Gut 54:461-468 doi:10.1136/gut.2004.049171
  • Gastric cancer

Chromoendoscopic surveillance in hereditary diffuse gastric cancer: an alternative to prophylactic gastrectomy?

  1. D Shaw1,*,
  2. V Blair2,*,
  3. A Framp1,
  4. P Harawira3,
  5. M McLeod3,
  6. P Guilford4,
  7. S Parry5,
  8. A Charlton6,
  9. I Martin2
  1. 1Department of Medicine, Tauranga Hospital, Tauranga, New Zealand
  2. 2Department of Surgery, University of Auckland, Middlemore Hospital, Auckland, New Zealand
  3. 3Kimihauora Health Centre, Mount Maunganui, New Zealand
  4. 4Cancer Genetics Laboratory, Department of Biochemistry, University of Otago, Dunedin, New Zealand
  5. 5Department of Gastroenterology, Middlemore Hospital, Auckland, New Zealand
  6. 6Department of Pathology, Middlemore Hospital, Auckland, New Zealand
  1. Correspondence to:
    Dr D Shaw
    Tauranga Hospital, Private Bag 12 024, Tauranga, New Zealand;
  • Accepted 11 September 2004
  • Revised 14 August 2004


Background: Hereditary diffuse gastric cancer (HDGC) is defined by germline mutations in the E-cadherin gene, CDH-1. The first family in which CDH-1 mutations were identified was a large Maori kindred, where lifetime penetrance is 70%. Prophylactic gastrectomy is an unacceptable option for many mutation carriers. The results of annual chromoendoscopic surveillance using the methylene blue/congo red technique in 33 mutation carriers over a five year period are described.

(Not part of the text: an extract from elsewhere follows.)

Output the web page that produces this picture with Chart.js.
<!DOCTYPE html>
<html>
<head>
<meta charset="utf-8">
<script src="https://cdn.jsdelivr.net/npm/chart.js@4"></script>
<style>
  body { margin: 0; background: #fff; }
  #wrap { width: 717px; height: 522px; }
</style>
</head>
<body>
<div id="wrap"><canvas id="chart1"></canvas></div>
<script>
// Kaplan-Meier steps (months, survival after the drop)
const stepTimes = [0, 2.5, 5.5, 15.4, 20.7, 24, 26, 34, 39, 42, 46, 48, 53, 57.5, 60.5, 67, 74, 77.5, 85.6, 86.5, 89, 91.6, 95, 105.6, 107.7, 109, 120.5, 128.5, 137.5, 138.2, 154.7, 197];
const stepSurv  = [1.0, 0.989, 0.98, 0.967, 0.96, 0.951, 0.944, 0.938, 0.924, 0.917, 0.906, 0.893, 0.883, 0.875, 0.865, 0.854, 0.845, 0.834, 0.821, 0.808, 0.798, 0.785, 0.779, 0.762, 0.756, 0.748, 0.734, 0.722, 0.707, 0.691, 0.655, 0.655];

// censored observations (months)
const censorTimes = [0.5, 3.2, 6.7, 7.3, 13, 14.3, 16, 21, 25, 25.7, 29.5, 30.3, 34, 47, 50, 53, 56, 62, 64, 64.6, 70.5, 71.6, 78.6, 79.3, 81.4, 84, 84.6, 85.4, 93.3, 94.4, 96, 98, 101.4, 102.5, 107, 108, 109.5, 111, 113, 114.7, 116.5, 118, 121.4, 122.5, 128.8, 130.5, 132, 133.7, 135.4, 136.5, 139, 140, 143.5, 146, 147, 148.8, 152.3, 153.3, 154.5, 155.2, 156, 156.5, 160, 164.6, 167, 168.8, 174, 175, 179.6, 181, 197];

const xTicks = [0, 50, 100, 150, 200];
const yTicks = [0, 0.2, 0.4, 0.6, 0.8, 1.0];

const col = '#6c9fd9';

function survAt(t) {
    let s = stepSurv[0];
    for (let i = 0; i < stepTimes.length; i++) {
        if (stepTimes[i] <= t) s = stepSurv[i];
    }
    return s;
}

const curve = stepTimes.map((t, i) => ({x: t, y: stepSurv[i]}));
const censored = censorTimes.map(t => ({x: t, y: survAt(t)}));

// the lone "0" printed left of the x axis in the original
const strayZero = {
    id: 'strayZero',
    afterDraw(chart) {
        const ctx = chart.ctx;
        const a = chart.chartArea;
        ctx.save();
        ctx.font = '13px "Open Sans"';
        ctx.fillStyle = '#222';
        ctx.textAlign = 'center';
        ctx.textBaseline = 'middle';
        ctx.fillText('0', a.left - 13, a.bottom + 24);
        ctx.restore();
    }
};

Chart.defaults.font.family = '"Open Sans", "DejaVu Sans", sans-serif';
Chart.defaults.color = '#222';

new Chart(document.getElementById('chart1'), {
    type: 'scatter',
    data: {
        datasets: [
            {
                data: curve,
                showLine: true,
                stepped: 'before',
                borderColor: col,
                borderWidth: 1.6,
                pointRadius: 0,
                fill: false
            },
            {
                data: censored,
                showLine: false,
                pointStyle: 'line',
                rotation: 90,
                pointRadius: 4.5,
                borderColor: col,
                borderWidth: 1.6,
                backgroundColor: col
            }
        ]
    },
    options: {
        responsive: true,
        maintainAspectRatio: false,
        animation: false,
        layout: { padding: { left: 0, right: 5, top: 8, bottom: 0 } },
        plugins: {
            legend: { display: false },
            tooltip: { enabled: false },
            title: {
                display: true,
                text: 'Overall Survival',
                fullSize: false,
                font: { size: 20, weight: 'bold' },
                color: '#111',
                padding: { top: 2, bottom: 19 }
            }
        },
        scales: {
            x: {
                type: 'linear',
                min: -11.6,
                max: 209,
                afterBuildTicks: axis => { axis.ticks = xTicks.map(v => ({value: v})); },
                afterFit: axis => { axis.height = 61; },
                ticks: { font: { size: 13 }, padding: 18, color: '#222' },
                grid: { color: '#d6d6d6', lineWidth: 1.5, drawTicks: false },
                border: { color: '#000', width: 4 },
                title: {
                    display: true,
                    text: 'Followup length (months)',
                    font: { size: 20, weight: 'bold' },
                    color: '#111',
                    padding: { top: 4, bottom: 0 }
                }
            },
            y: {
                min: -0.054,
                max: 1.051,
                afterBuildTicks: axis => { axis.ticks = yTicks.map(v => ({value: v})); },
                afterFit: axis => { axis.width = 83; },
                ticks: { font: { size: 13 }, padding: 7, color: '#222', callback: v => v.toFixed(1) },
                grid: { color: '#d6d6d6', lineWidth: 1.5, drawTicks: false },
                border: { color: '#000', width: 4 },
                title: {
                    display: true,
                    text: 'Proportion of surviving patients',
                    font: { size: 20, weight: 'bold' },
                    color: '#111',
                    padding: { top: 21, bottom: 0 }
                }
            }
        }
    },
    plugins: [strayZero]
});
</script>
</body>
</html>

Patients and methods: Thirty three confirmed CDH-1 mutation carriers (18 males, 15 females), median age 32 years (range 14–69), were enrolled in 1999–2003. Medical records, endoscopy, and pathology were reviewed retrospectively.

Results: Over five years, 99 surveillance endoscopies were performed, of which 93 were chromo-dye enhanced. Sixty nine chromoendoscopies were normal. In 24 procedures, 1–6 pale areas/stomach (size 2–10 mm) were detected post chromo-dye application (totalling 56 pale lesions). One biopsy was taken from each pale lesion: 23 lesions (41%) showed signet ring cell carcinoma (10 patients), 10 lesions (18%) gastritis (four patients), and 23 (41%) normal mucosa (10 patients). No chromo-dyes were used in six procedures with macroscopic lesions (two HDGC, four ulceration). Total gastrectomies from patients with carcinoma were macroscopically normal but pathological mapping showed multiple microscopic foci of early signet ring cell carcinoma. Correlation of chromoendoscopic and gastrectomy findings showed that congo red/methylene blue detected carcinoma foci 4–10 mm in size but not foci <4 mm.

Conclusions: The use of chromoendoscopy following normal white light gastroscopy facilitated detection of early gastric carcinoma foci not visible with white light gastroscopy. If these findings are validated in other HDGC kindred, chromogastroscopy represents an improved surveillance technique that can be safely considered alongside prophylactic gastrectomy.


  • * D Shaw and V Blair are joint first authors.

  • Conflict of interest: None declared.